Qual a importância de um bom agente para o escritor?
Um bom agente nos valoriza, vende os nossos livros pelo melhor preço. No meu caso, para ir para a editora Siciliano, minha agente literária, Lúcia Riff, me colocou em leilão. Fui para a editora que pagou mais. Só a luva foi de 120 000 dólares.


Como é a vida de escritora?
Se for levar essa vida a sério, é bastante chata. Mas vivo nela toda satisfeita. Não vou a conferências nem a festas literárias. Gosto mesmo é de cozinhar e de assistir a futebol e boxe. Fico até tarde da noite para assistir a uma luta do Mike Tyson.


O boxe não é um esporte muito violento?
É, mas eles são guerreiros.


A senhora leva tanto tempo para escrever um livro que dizem que tem preguiça de escrever.
Romance é como gravidez. Aquilo fica dentro de você, crescendo, incomodando, até sair. Quando falo que meus livros saem em intervalos de quinze anos, não estou fazendo charme. Esse é o meu tempo. Memorial de Maria Moura, meu último livro, é de 1992. Antes dele, tinha publicado Dora, Doralina, em 1975. Foram, portanto, dezessete anos de intervalo. Outro romance, agora, só daqui a quinze anos.


Um livro que demora mais para ser escrito não fica melhor? O Jorge Amado, por exemplo, não acaba se repetindo?
A Tieta do Agreste, Tereza Batista, a personagem central de Tocaia Grande — são as mesmas personagens com vários nomes. Jorge Amado se repete. É muito escravo do êxito que conquistou. Depois, ele teve aquele apoio maciço do comunismo do mundo inteiro. E Jorge tem talento para fazer grandes livros. Mas ele é um personagem muito curioso.
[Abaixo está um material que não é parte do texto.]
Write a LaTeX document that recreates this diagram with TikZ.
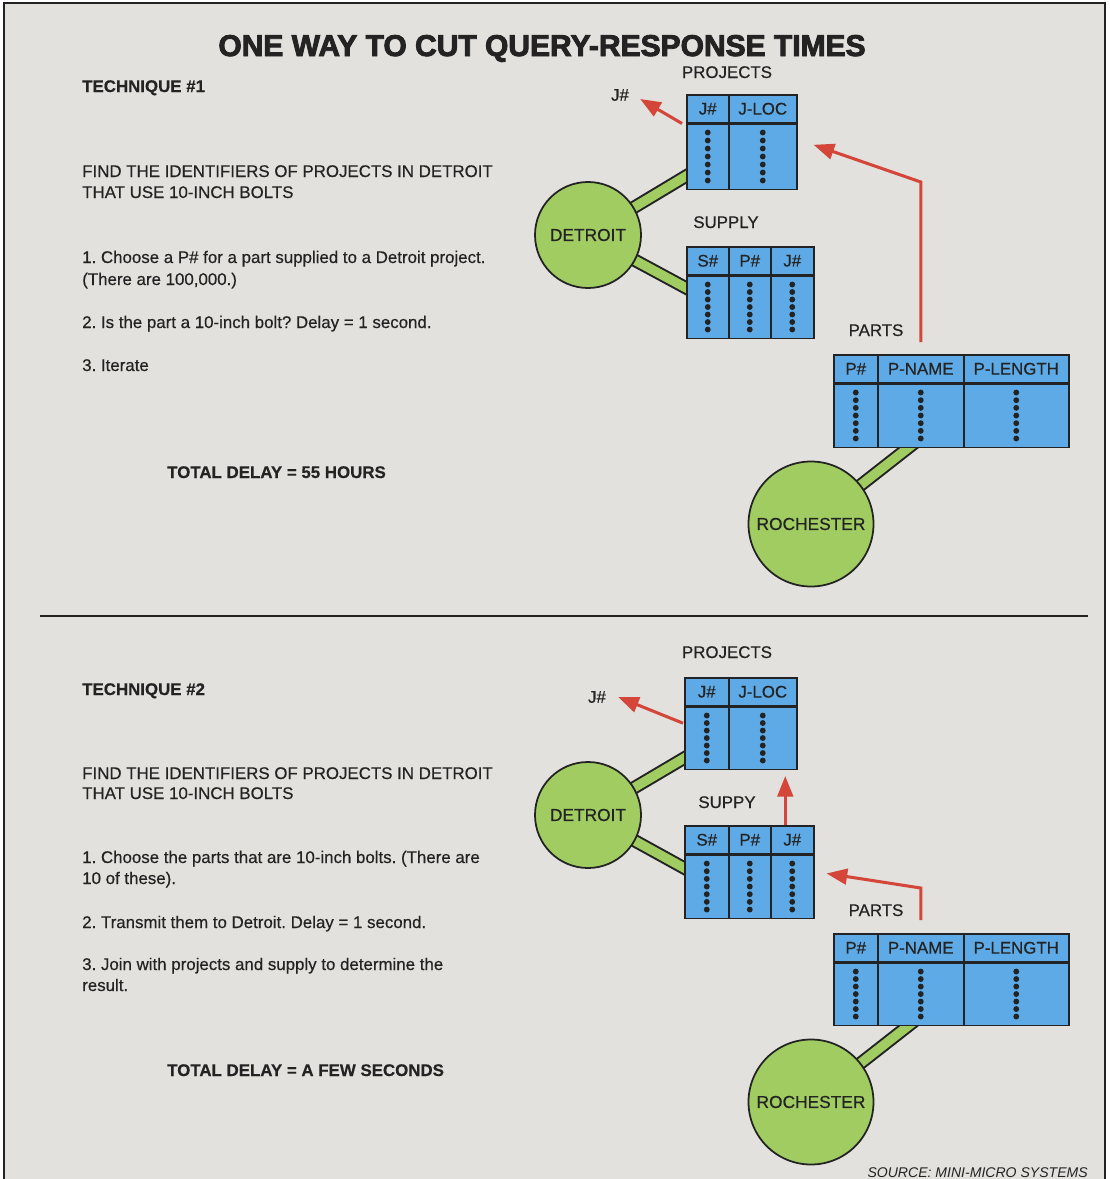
\documentclass[tikz,border=0pt]{standalone}
\usepackage{fontspec}
\setmainfont{Liberation Sans}[UprightFeatures={FakeBold=0.5}, BoldFeatures={FakeBold=0.4}]
\newfontfamily\titlefamily{Liberation Sans}[BoldFeatures={FakeBold=3}]
\usetikzlibrary{arrows.meta,calc}
\frenchspacing

\definecolor{paper}{RGB}{226,225,221}
\definecolor{ink}{RGB}{35,35,35}
\definecolor{dbblue}{RGB}{94,170,230}
\definecolor{sitegreen}{RGB}{160,204,98}
\definecolor{flowred}{RGB}{212,70,58}

\pgfdeclarelayer{back}
\pgfsetlayers{back,main}

% one column of a relation: name, x, y, width, body height, header
\newcommand{\dbcol}[6]{%
	\node[headcell, minimum width=#4*0.03cm, anchor=north west] (#1h) at (#2,#3) {#6};
	\node[bodycell, minimum width=#4*0.03cm, minimum height=#5*0.03cm, anchor=north] (#1b) at (#1h.south) {};
	\foreach \k in {0,...,6}
		\fill[ink] ($(#1b.north)+(0,{9+\k*(#5-17)/6})$) circle (0.088cm);
}

\begin{document}
\begin{tikzpicture}[x=0.03cm, y=-0.03cm,
	txt/.style={inner sep=0, anchor=base west, text=ink, font=\fontsize{14.4}{17}\selectfont},
	lab/.style={inner sep=0, anchor=base, text=ink, font=\fontsize{14.4}{17}\selectfont},
	headcell/.style={draw=ink, line width=1.3pt, fill=dbblue, inner sep=0, minimum height=0.84cm, text=ink, font=\fontsize{14.4}{17}\selectfont},
	bodycell/.style={draw=ink, line width=1.3pt, fill=dbblue, inner sep=0},
	site/.style={circle, draw=ink, line width=1.5pt, fill=sitegreen, inner sep=0, text=ink, font=\fontsize{14.8}{17}\selectfont},
	band/.style={draw=ink, line width=1.7pt, double=sitegreen, double distance=0.28cm},
	flow/.style={draw=flowred, line width=2.6pt, -{Triangle[length=0.62cm, width=0.47cm]}}]
	\useasboundingbox (0,0) rectangle (1109,1179);
	
	% Title
	\node[anchor=base, inner sep=0, text=ink, font=\titlefamily\bfseries\fontsize{25.6}{30}\selectfont] (ttl) at (542,56) {ONE WAY TO CUT QUERY-RESPONSE TIMES};
	
	% Technique 1: text
	\node[txt, font=\fontsize{14.4}{17}\selectfont\bfseries] (t1) at (82,92) {TECHNIQUE \#1};
	\node[txt] (q1a) at (82,177) {FIND THE IDENTIFIERS OF PROJECTS IN DETROIT};
	\node[txt] (q1b) at (82,198) {THAT USE 10-INCH BOLTS};
	\node[txt] (s1a) at (82,263) {1. Choose a P\# for a part supplied to a Detroit project.};
	\node[txt] (s1b) at (82,285) {(There are 100,000.)};
	\node[txt] (s1c) at (82,328) {2. Is the part a 10-inch bolt? Delay = 1 second.};
	\node[txt] (s1d) at (82,371) {3. Iterate};
	\node[txt, font=\fontsize{14.4}{17}\selectfont\bfseries] (d1) at (167,478) {TOTAL DELAY = 55 HOURS};
	
	% Technique 1: sites and relations
	\node[site, minimum size=3.18cm] (det1) at (588,235) {DETROIT};
	\node[site, minimum size=3.75cm] (roc1) at (811,524) {ROCHESTER};
	\node[lab] (prj1) at (727,78) {PROJECTS};
	\node[lab] (sup1) at (726,228) {SUPPLY};
	\node[lab] (par1) at (876,336) {PARTS};
	\node[inner sep=0, text=ink, font=\fontsize{14.4}{17}\selectfont] (j1) at (620,95) {J\#};
	\dbcol{p1j}{686}{94}{42}{65}{J\#}
	\dbcol{p1l}{728}{94}{68}{65}{J-LOC}
	\dbcol{s1s}{686}{246}{42}{62}{S\#}
	\dbcol{s1p}{728}{246}{42}{62}{P\#}
	\dbcol{s1j}{770}{246}{43}{62}{J\#}
	\dbcol{r1p}{833}{354}{44}{63}{P\#}
	\dbcol{r1n}{877}{354}{86}{63}{P-NAME}
	\dbcol{r1l}{963}{354}{105}{63}{P-LENGTH}
	\draw[flow] ([xshift=-0.12cm]p1jb.north west) -- ([xshift=0.33cm,yshift=-0.12cm]j1.east);
	\draw[flow] ([yshift=0.36cm]r1nh.north) -- ++(0,-160) -- ([xshift=0.48cm,yshift=0.36cm]p1lb.east);
	
	% Separator
	\draw[ink, line width=1.3pt] (40,616) -- (1088,616);
	
	% Technique 2: text
	\node[txt, font=\fontsize{14.4}{17}\selectfont\bfseries] (t2) at (82,695) {TECHNIQUE \#2};
	\node[txt] (q2a) at (82,779) {FIND THE IDENTIFIERS OF PROJECTS IN DETROIT};
	\node[txt] (q2b) at (82,799) {THAT USE 10-INCH BOLTS};
	\node[txt] (s2a) at (82,863) {1. Choose the parts that are 10-inch bolts. (There are};
	\node[txt] (s2b) at (82,884) {10 of these).};
	\node[txt] (s2c) at (82,928) {2. Transmit them to Detroit. Delay = 1 second.};
	\node[txt] (s2d) at (82,970) {3. Join with projects and supply to determine the};
	\node[txt] (s2e) at (82,991) {result.};
	\node[txt, font=\fontsize{14.4}{17}\selectfont\bfseries] (d2) at (167,1076) {TOTAL DELAY = A FEW SECONDS};
	
	% Technique 2: sites and relations
	\node[site, minimum size=3.18cm] (det2) at (588,815) {DETROIT};
	\node[site, minimum size=3.75cm] (roc2) at (811,1102) {ROCHESTER};
	\node[lab] (prj2) at (727,658) {PROJECTS};
	\node[lab] (sup2) at (727,808) {SUPPY};
	\node[lab] (par2) at (876,916) {PARTS};
	\node[inner sep=0, text=ink, font=\fontsize{14.4}{17}\selectfont] (j2) at (597,697) {J\#};
	\dbcol{p2j}{684}{677}{44}{62}{J\#}
	\dbcol{p2l}{728}{677}{68}{62}{J-LOC}
	\dbcol{s2s}{684}{825}{44}{63}{S\#}
	\dbcol{s2p}{728}{825}{42}{63}{P\#}
	\dbcol{s2j}{770}{825}{43}{63}{J\#}
	\dbcol{r2p}{833}{933}{44}{62}{P\#}
	\dbcol{r2n}{877}{933}{86}{62}{P-NAME}
	\dbcol{r2l}{963}{933}{105}{62}{P-LENGTH}
	\draw[flow] ([xshift=-0.03cm,yshift=-0.5cm]p2jb.north west) -- ([xshift=0.36cm]j2.east);
	\draw[flow] ($(s2jh.north)+(-7,0)$) -- ($(s2jh.north |- p2lb.south)+(-7,6)$);
	\draw[flow] ([yshift=0.39cm]r2nh.north) -- ++(0,-32) -- ([xshift=0.36cm,yshift=0.4cm]s2jb.east);
	
	% Source
	\node[inner sep=0, anchor=base east, text=ink, font=\fontsize{12}{14}\selectfont\itshape] (src) at (1088,1177) {SOURCE: MINI-MICRO SYSTEMS};
	
	% Paper, frame and links (behind)
	\begin{pgfonlayer}{back}
		\fill[white] (0,0) rectangle (1109,1179);
		\fill[paper] (4,3) rectangle (1105,1185);
		\draw[ink, line width=1.2pt] (4,1185) -- (4,3) -- (1105,3) -- (1105,1185);
		\draw[band] (det1.center) -- ([xshift=0.3cm,yshift=-0.4cm]p1jb.west);
		\draw[band] (det1.center) -- ([xshift=0.3cm,yshift=0.42cm]s1sb.west);
		\draw[band] (roc1.center) -- ([yshift=0.3cm]r1nb.south);
		\draw[band] (det2.center) -- ([xshift=0.3cm,yshift=-0.42cm]p2jb.west);
		\draw[band] (det2.center) -- ([xshift=0.3cm,yshift=0.4cm]s2sb.west);
		\draw[band] (roc2.center) -- ([yshift=0.3cm]r2nb.south);
	\end{pgfonlayer}
\end{tikzpicture}
\end{document}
Um amigo leal, mas um homem que quer fazer a carreira dele a todo custo.


Por que a senhora não usa computador para escrever?
Sempre me perguntam, e respondo que é porque Deus não quer. Agora recebi um computador de presente e estou começando a aprender. Já havia mexido em outro, de um amigo meu, em Paris, e me dei bem com o computador francês, naturalmente atrasado, porque francês não vai colocar fora um computador só porque é de outra geração.
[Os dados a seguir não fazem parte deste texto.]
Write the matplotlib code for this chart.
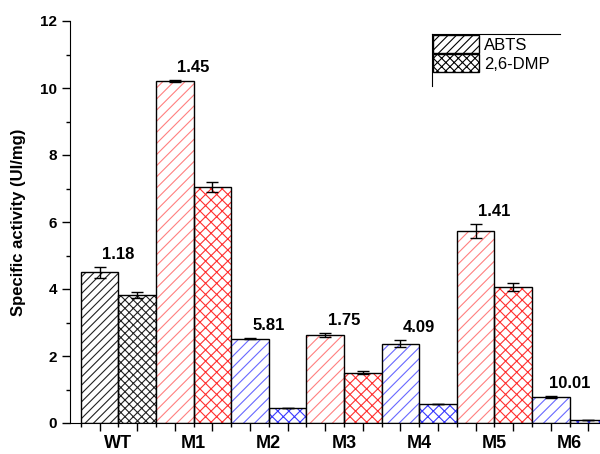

E por que a senhora demorou a aprender?
Eu até tentei comprar um computador. Tinha um dinheiro separado e estava decidida a gastá-lo com isso. Não demorou três dias e a Zélia Cardoso de Mello nos deixou com apenas 50 000 réis. Depois disso, eu tinha uns dólares que sobraram de uma viagem à Europa. Então disse: “Vou gastá-los com um computador”. Aí veio um ladrão aqui em casa e colocou um três oitão na minha cabeça. Ele dizia as mesmas frases da Zélia: “Estamos sem liquidez, só queremos ouro e dólares”. Rasparam a minha gaveta. Então desisti do computador. Mais recentemente, o escritor Mário Palmério, que era muito meu amigo, inclusive fui eu quem o descobri, soube da história de que eu tinha sido roubada e disse: “Rachel, eu também quero um computador e arranjei um contrabandista. Eu vou mandar buscar um para mim e outro para você”. Depois ele me ligou avisando que o contrabandista tinha sido preso.
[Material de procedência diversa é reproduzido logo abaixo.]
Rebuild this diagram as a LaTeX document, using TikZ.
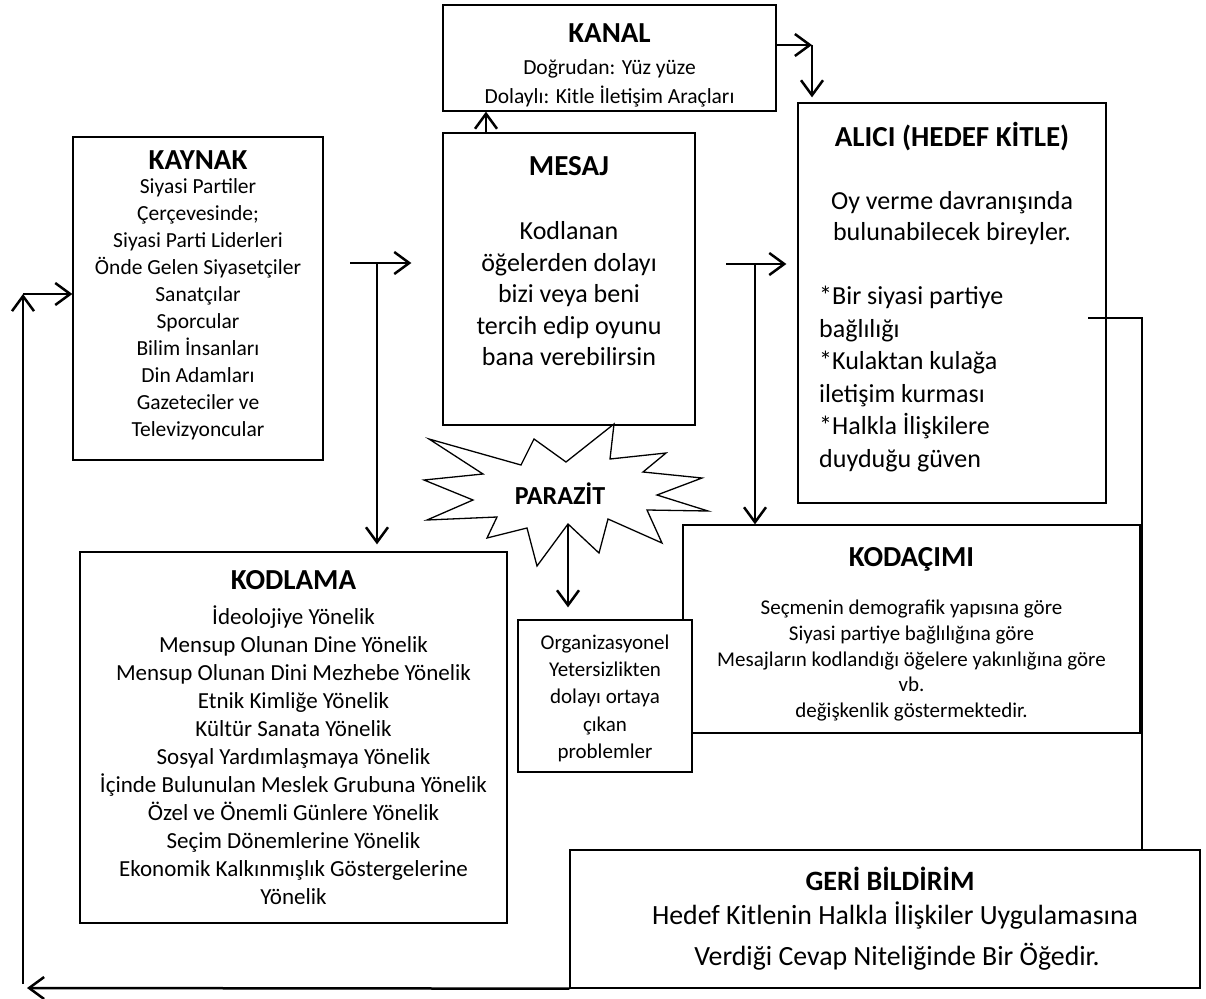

É verdade que a senhora só dorme em rede?
Durmo em rede desde pequena. Aprendi no Ceará. A cama do meu quarto é chamada de a cama do Capistrano. Isso porque o Capistrano de Abreu também dormia numa rede e tinha uma cama ao lado. Usava-a para empilhar livros e um dia quase morreu porque os livros caíram por cima da rede dele. Minha cama também serve para guardar livros. É um depósito ótimo.


Dormir em rede não faz mal para a coluna?
Não. Nós, os inventores e usuários de redes, só nos deitamos na diagonal, porque assim ela fica rígida. Só os ignorantes aqui do Rio de Janeiro é que se deitam ao comprido na rede. Eu nunca caí de rede. Pelo contrário, caí de cama. Meu marido e eu dormíamos em duas camas paralelas. Quando ele conciliava o sono, eu fugia devagarzinho e ia dormir na minha rede.